→ **Saved entries**:
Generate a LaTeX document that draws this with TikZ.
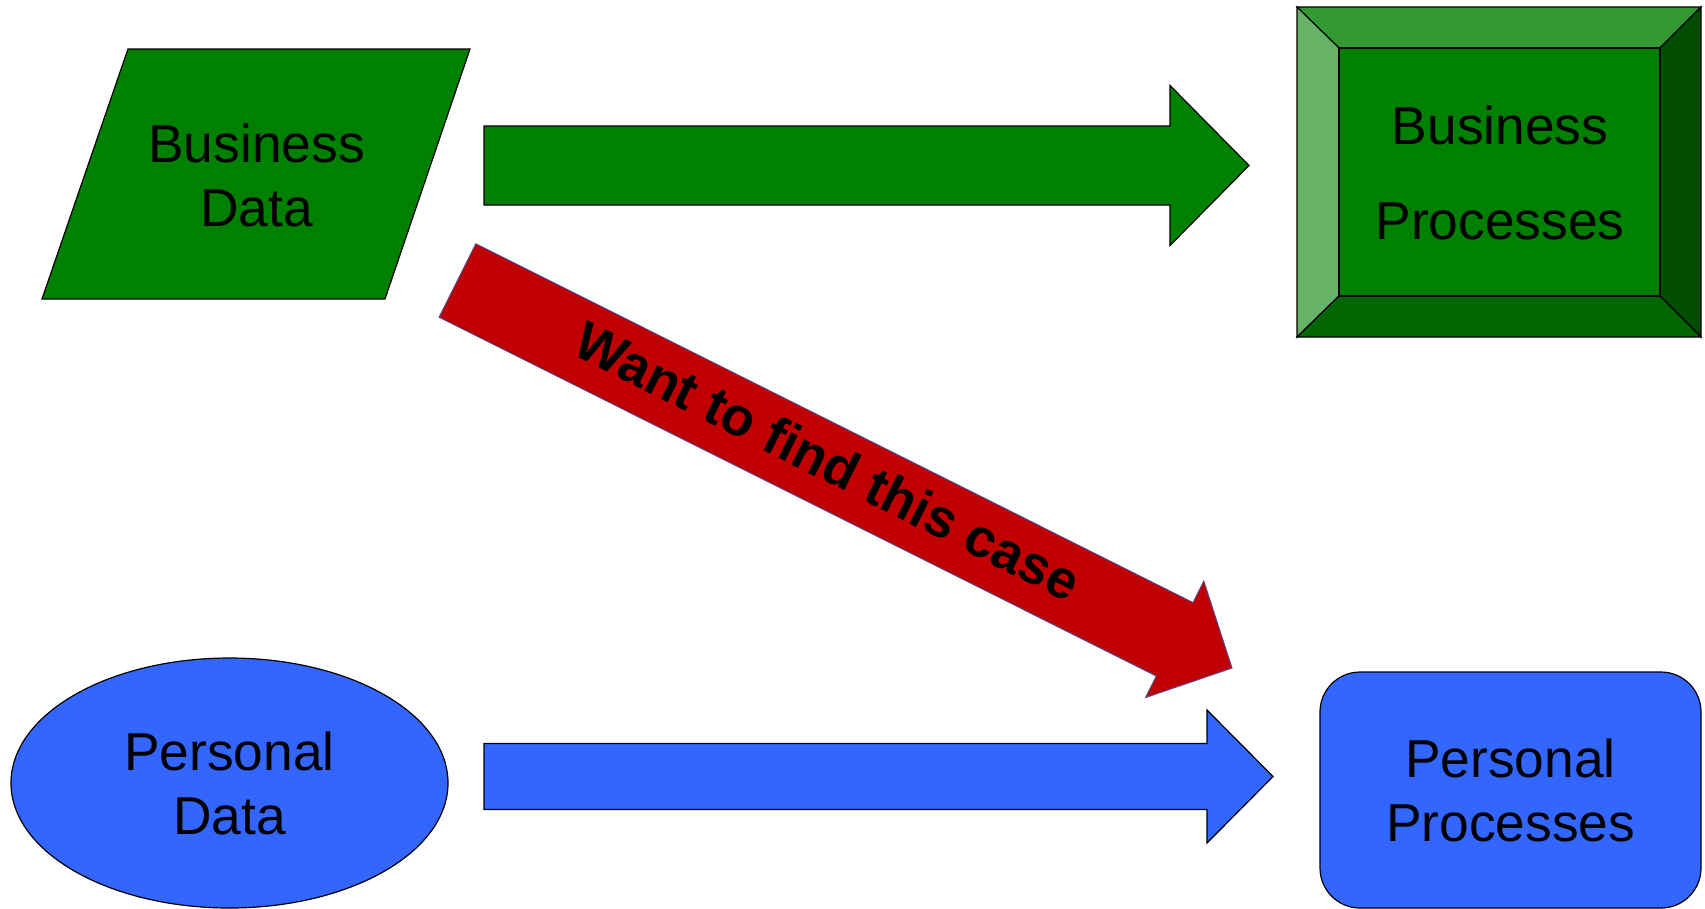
\documentclass[tikz,border=0pt]{standalone}
\usepackage{fontspec}
\setmainfont{Liberation Sans}
\usetikzlibrary{shapes.geometric}
\definecolor{gfill}{RGB}{0,128,0}
\definecolor{gtop}{RGB}{51,153,51}
\definecolor{gleft}{RGB}{102,178,102}
\definecolor{gright}{RGB}{0,76,0}
\definecolor{gbottom}{RGB}{0,102,0}
\definecolor{bfill}{RGB}{51,102,255}
\definecolor{rfill}{RGB}{192,0,0}
\definecolor{redge}{RGB}{96,64,128}
\tikzset{
  outl/.style={draw=black, line width=0.9pt, line join=miter},
  lbl/.style={align=center, inner sep=0pt, text=black, font=\fontsize{40pt}{48pt}\selectfont},
  boldlbl/.style={inner sep=0pt, text=black, font=\fontsize{40.5pt}{48pt}\selectfont\bfseries},
}
\begin{document}
\begin{tikzpicture}[x=0.75pt, y=-0.75pt]
\useasboundingbox (0,0) rectangle (1705,908);
\fill[white] (0,0) rectangle (1705,908);

% Business Data (parallelogram)
\filldraw[fill=gfill, outl] (128,49) -- (470,49) -- (385,299) -- (42,299) -- cycle;
\node[lbl] (bd) at (256.5,175.5) {Business\\Data};

% Business Processes (bevel)
\filldraw[fill=gtop, outl] (1297,7) -- (1701,7) -- (1660,48) -- (1339,48) -- cycle;
\filldraw[fill=gleft, outl] (1297,7) -- (1339,48) -- (1339,296) -- (1297,337) -- cycle;
\filldraw[fill=gright, outl] (1701,7) -- (1701,337) -- (1660,296) -- (1660,48) -- cycle;
\filldraw[fill=gbottom, outl] (1297,337) -- (1339,296) -- (1660,296) -- (1701,337) -- cycle;
\filldraw[fill=gfill, outl] (1339,48) rectangle (1660,296);
\node[lbl, font=\fontsize{40pt}{71.25pt}\selectfont] (bp) at (1500,172.5) {Business\\Processes};

% Personal Data (ellipse)
\node[ellipse, outl, fill=bfill, minimum width=327.75pt, minimum height=187.5pt, lbl] (pd) at (229.5,783) {Personal\\Data};

% Personal Processes (rounded rectangle)
\node[rectangle, rounded corners=30pt, outl, fill=bfill, minimum width=285.75pt, minimum height=177pt, lbl] (pp) at (1510.5,790) {Personal\\Processes};

% green block arrow
\coordinate (gs) at (484,165.5);
\begin{scope}[shift={(gs)}]
\filldraw[fill=gfill, outl] (0,-39.5) -- (686,-39.5) -- (686,-80) -- (765,0) -- (686,80) -- (686,39.5) -- (0,39.5) -- cycle;
\end{scope}

% blue block arrow
\coordinate (bs) at (484,776.5);
\begin{scope}[shift={(bs)}]
\filldraw[fill=bfill, outl] (0,-33) -- (723,-33) -- (723,-66.5) -- (789,0) -- (723,66.5) -- (723,33) -- (0,33) -- cycle;
\end{scope}

% red block arrow
\coordinate (rs) at (457.5,280.5);
\begin{scope}[shift={(rs)}, rotate=-26.58]
\filldraw[fill=rfill, draw=redge, line width=0.8pt, line join=miter] (0,-41) -- (802,-41) -- (802,-65) -- (866,0) -- (802,65) -- (802,41) -- (0,41) -- cycle;
\end{scope}
\node[boldlbl, rotate=-26.58] (rt) at (828,461) {Want to find this case};
\end{tikzpicture}
\end{document}
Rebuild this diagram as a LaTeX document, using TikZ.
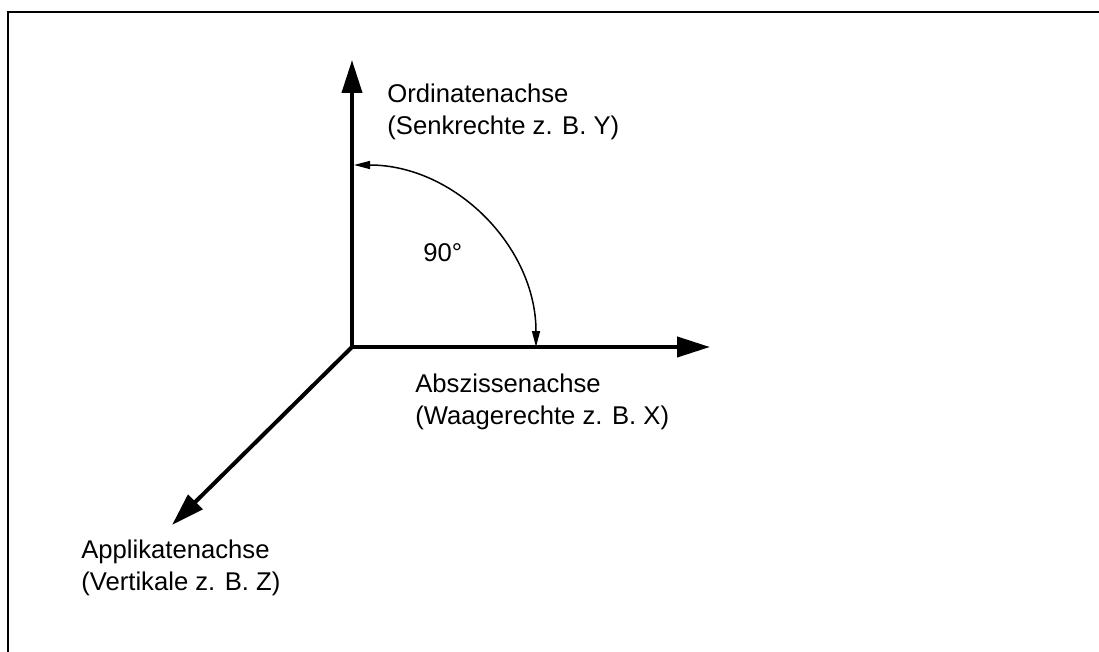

→ **TASK**:
Leave out the pictures and repeat everything else in the records exactly.

→ **RESULT FOR THIS TASK**:
Generate a LaTeX document that draws this with TikZ.
\documentclass[tikz,border=0pt]{standalone}
\usepackage{fontspec}
\setmainfont{Liberation Sans}
\usetikzlibrary{shapes.geometric}
\definecolor{gfill}{RGB}{0,128,0}
\definecolor{gtop}{RGB}{51,153,51}
\definecolor{gleft}{RGB}{102,178,102}
\definecolor{gright}{RGB}{0,76,0}
\definecolor{gbottom}{RGB}{0,102,0}
\definecolor{bfill}{RGB}{51,102,255}
\definecolor{rfill}{RGB}{192,0,0}
\definecolor{redge}{RGB}{96,64,128}
\tikzset{
  outl/.style={draw=black, line width=0.9pt, line join=miter},
  lbl/.style={align=center, inner sep=0pt, text=black, font=\fontsize{40pt}{48pt}\selectfont},
  boldlbl/.style={inner sep=0pt, text=black, font=\fontsize{40.5pt}{48pt}\selectfont\bfseries},
}
\begin{document}
\begin{tikzpicture}[x=0.75pt, y=-0.75pt]
\useasboundingbox (0,0) rectangle (1705,908);
\fill[white] (0,0) rectangle (1705,908);

% Business Data (parallelogram)
\filldraw[fill=gfill, outl] (128,49) -- (470,49) -- (385,299) -- (42,299) -- cycle;
\node[lbl] (bd) at (256.5,175.5) {Business\\Data};

% Business Processes (bevel)
\filldraw[fill=gtop, outl] (1297,7) -- (1701,7) -- (1660,48) -- (1339,48) -- cycle;
\filldraw[fill=gleft, outl] (1297,7) -- (1339,48) -- (1339,296) -- (1297,337) -- cycle;
\filldraw[fill=gright, outl] (1701,7) -- (1701,337) -- (1660,296) -- (1660,48) -- cycle;
\filldraw[fill=gbottom, outl] (1297,337) -- (1339,296) -- (1660,296) -- (1701,337) -- cycle;
\filldraw[fill=gfill, outl] (1339,48) rectangle (1660,296);
\node[lbl, font=\fontsize{40pt}{71.25pt}\selectfont] (bp) at (1500,172.5) {Business\\Processes};

% Personal Data (ellipse)
\node[ellipse, outl, fill=bfill, minimum width=327.75pt, minimum height=187.5pt, lbl] (pd) at (229.5,783) {Personal\\Data};

% Personal Processes (rounded rectangle)
\node[rectangle, rounded corners=30pt, outl, fill=bfill, minimum width=285.75pt, minimum height=177pt, lbl] (pp) at (1510.5,790) {Personal\\Processes};

% green block arrow
\coordinate (gs) at (484,165.5);
\begin{scope}[shift={(gs)}]
\filldraw[fill=gfill, outl] (0,-39.5) -- (686,-39.5) -- (686,-80) -- (765,0) -- (686,80) -- (686,39.5) -- (0,39.5) -- cycle;
\end{scope}

% blue block arrow
\coordinate (bs) at (484,776.5);
\begin{scope}[shift={(bs)}]
\filldraw[fill=bfill, outl] (0,-33) -- (723,-33) -- (723,-66.5) -- (789,0) -- (723,66.5) -- (723,33) -- (0,33) -- cycle;
\end{scope}

% red block arrow
\coordinate (rs) at (457.5,280.5);
\begin{scope}[shift={(rs)}, rotate=-26.58]
\filldraw[fill=rfill, draw=redge, line width=0.8pt, line join=miter] (0,-41) -- (802,-41) -- (802,-65) -- (866,0) -- (802,65) -- (802,41) -- (0,41) -- cycle;
\end{scope}
\node[boldlbl, rotate=-26.58] (rt) at (828,461) {Want to find this case};
\end{tikzpicture}
\end{document}
Rebuild this diagram as a LaTeX document, using TikZ.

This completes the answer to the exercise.